一昔前ならプロレスに興味の無い人でも 名前くらいは聞いた事があったであろう外国人選手と言えば、アブドーラ・ザ・ブッチャーの名前を挙げる人も多いでしょう。
その名前も見た目もインパクト抜群ですからね。
ヒールレスラーとしてのブッチャーは、立ち振る舞いからファイトスタイルまで、ヒールとしての他の追随を許さない程に説得力に溢れている 昭和を代表するヒールレスラーでした。
そのブッチャーの必殺技と言えば、これまた説得力充分のエルボードロップ。
通称・毒針エルボーです。
ブッチャーの唯一無二のフィニッシュホールドで、150kgの体重で押し潰してくるエルボードロップは見るからに強烈そのもの。
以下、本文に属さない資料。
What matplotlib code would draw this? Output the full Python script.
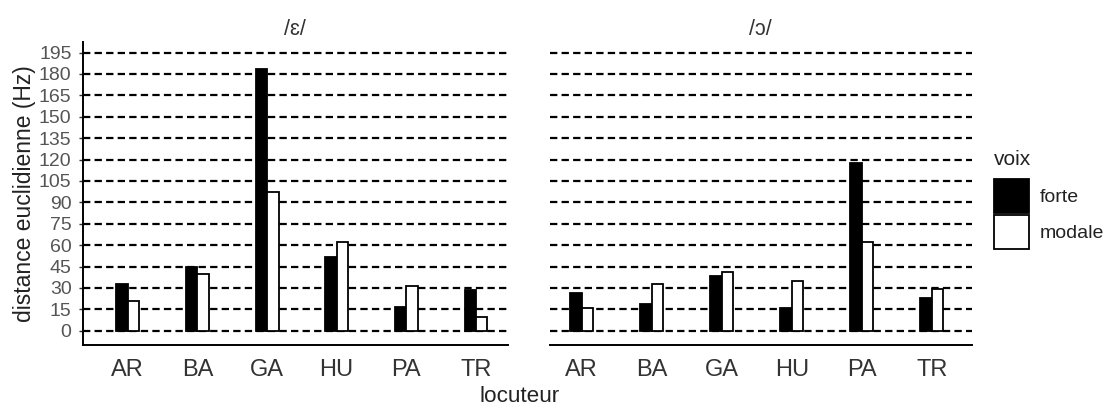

倒れ込むだけではなく あの体型で対角線からきちんと走りながら、ジャンプしてエルボードロップを打っているのだから大した物です。
しかもフォームが美しい!
破壊力は抜きにしても、ブッチャーに体重を掛けられたフォールを返すのは難しいでしょう。 ブッチャーが晩年に差し掛かった90年代前半でもその威力は健在で、当時は発展途上中だったとは言え、勢いに勝る田上明や小橋建太も一撃でやられています。
あのジャイアント馬場をして「まともに食らったらまず返せない」と言わしめた程の正に文字通りの必殺技でした。
90年代の全日本プロレスが、四天王を中心になった頃には、既にブッチャーは全日本からフェードアウトしていたので、四天王との絡みは有りませんでしたが、出来る事なら四天王と呼ばれるまでに成長した田上や小橋との試合も観てみたかったですね。
毎日のように激しい試合をしていた田上や小橋は、毒針エルボーを食らったらどうなってしまうのか?
大技を食らい慣れている彼らは、毒針エルボーをも当たり前の様に、カウント2で返してしまうのか?
時代の最先端を行っていた四天王プロレスを持ってしても 激動の昭和において一撃必殺の価値を保ち続けた毒針エルボーの前には、一撃で沈んでしまうのか??
妄想がつきません。
時代は平成になろうが、令和になろうが昭和の必殺技の幻想は、未だ消えません。